A lot can happen to a tyre in 12 months. It may travel 10 or 20,000kms and the next time it rolls in for a WoF, it may well have the cords showing through the canvas and steel bands hanging out all over it. 

“But it will have passed – just barely – 12 months ago,” says Malcolm “and while we recommended strongly that the tyre be replaced back then, we couldn’t fail it, so the customer just drives on for the next 12 months on iffy tyres.”

From another garage: ‘’It’s quite scary what we see coming in. 

“To be fair, the public don’t really know what to look for when it comes to tyres and it’s only when the car goes up on the hoist that we can show them. 

“We issue the WoF, point out the tyres are borderline and then have the customer say, ‘Oh, I’ll change them the next time around.’”

Malcolm adds that lights are another issue. 

“Back in our father’s day, a walkaround inspection before you went out for a drive was pretty much a given. 

“Today, customers just get into their cars, turn the key/push the button and go, working on the theory that everything’s fine. Most are quite surprised at WoF time, to find out their tail-lights or brake lights are out.”

Next time you’re driving home, just count the number of lights you see not working.
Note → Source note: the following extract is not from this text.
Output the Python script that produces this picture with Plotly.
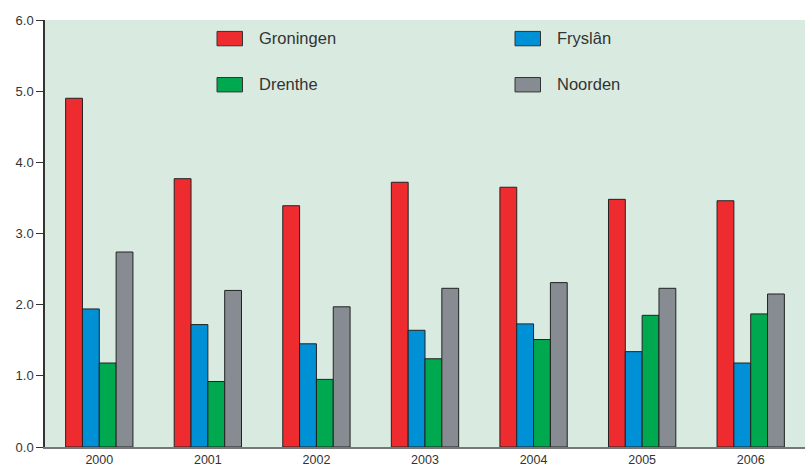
import plotly.graph_objects as go

years = ["2000", "2001", "2002", "2003", "2004", "2005", "2006"]
groningen = [4.90, 3.77, 3.39, 3.72, 3.65, 3.48, 3.46]
fryslan = [1.94, 1.72, 1.45, 1.64, 1.73, 1.34, 1.18]
drenthe = [1.18, 0.92, 0.95, 1.24, 1.51, 1.85, 1.87]
noorden = [2.74, 2.20, 1.97, 2.23, 2.31, 2.23, 2.15]

series = [
    ("Groningen", groningen, "#ee2c2f"),
    ("Fryslân", fryslan, "#0090d6"),
    ("Drenthe", drenthe, "#00a850"),
    ("Noorden", noorden, "#878c93"),
]

W, H = 805, 467
L, R, T, B = 45, 0, 19.5, 17
FONT = "Liberation Sans, Arial, sans-serif"

fig = go.Figure()
for name, vals, color in series:
    fig.add_trace(go.Bar(
        x=years, y=vals, name=name,
        marker=dict(color=color, line=dict(color="#222222", width=1)),
        showlegend=False,
    ))


def px_to_paper(x, y):
    return (x - L) / (W - L - R), (H - B - y) / (H - T - B)


# legend drawn by hand so swatches match the original size
legend_pos = [(217, 31), (515, 31), (217, 77.5), (515, 77.5)]
for (name, _, color), (sx, sy) in zip(series, legend_pos):
    x0, y0 = px_to_paper(sx, sy)
    x1, y1 = px_to_paper(sx + 25.5, sy + 14.5)
    fig.add_shape(type="rect", xref="paper", yref="paper",
                  x0=x0, x1=x1, y0=y1, y1=y0,
                  fillcolor=color, line=dict(color="#333333", width=1))
    tx, ty = px_to_paper(sx + 40, sy + 7)
    fig.add_annotation(x=tx, y=ty, xref="paper", yref="paper", text=name,
                       showarrow=False, xanchor="left", yanchor="middle",
                       font=dict(size=16.5, color="#333333", family=FONT))

fig.update_layout(
    width=W, height=H,
    margin=dict(l=L, r=R, t=T, b=B),
    plot_bgcolor="#d9ebe0", paper_bgcolor="white",
    barmode="group", bargap=0.38, bargroupgap=0,
    font=dict(family=FONT, size=13, color="#333333"),
)
fig.update_yaxes(
    range=[0, 6], dtick=1, tickformat=".1f",
    showgrid=False, zeroline=False,
    showline=True, linecolor="#333333", linewidth=1.5,
    ticks="outside", ticklen=7, tickcolor="#333333",
    tickfont=dict(size=13, color="#333333"),
)
fig.update_xaxes(
    showgrid=False, showline=True, linecolor="#777777", linewidth=1.5,
    ticks="", tickfont=dict(size=12.5, color="#333333"),
)

fig.write_html("out.html", config={"displayModeBar": False},
               post_script="document.body.style.margin='0';")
It’s quite astonishing and ironically, it’s not just the junkers. 

Late model vehicles seem to be the worst, while conversely, older models which would have been victims of a scrappage scheme are actually pretty good when it comes to obvious potential WoF fails.

Perhaps the owners know they’ll be the first to be pulled in at a random WoF/Rego checkpoint and take a little more care.    

The once-a-year WoF then, four years after implementation, is not the big deal everyone thought it would be. 

The customers like it and the financials/profitability and workload of a WoF issuing garage can be adjusted to compensate. 

The only real issue is getting the public to pay more attention to their vehicles themselves, because the six-month guardian angel has taken his/her car and headed off down the Celestial highway; with a 12-month WoF.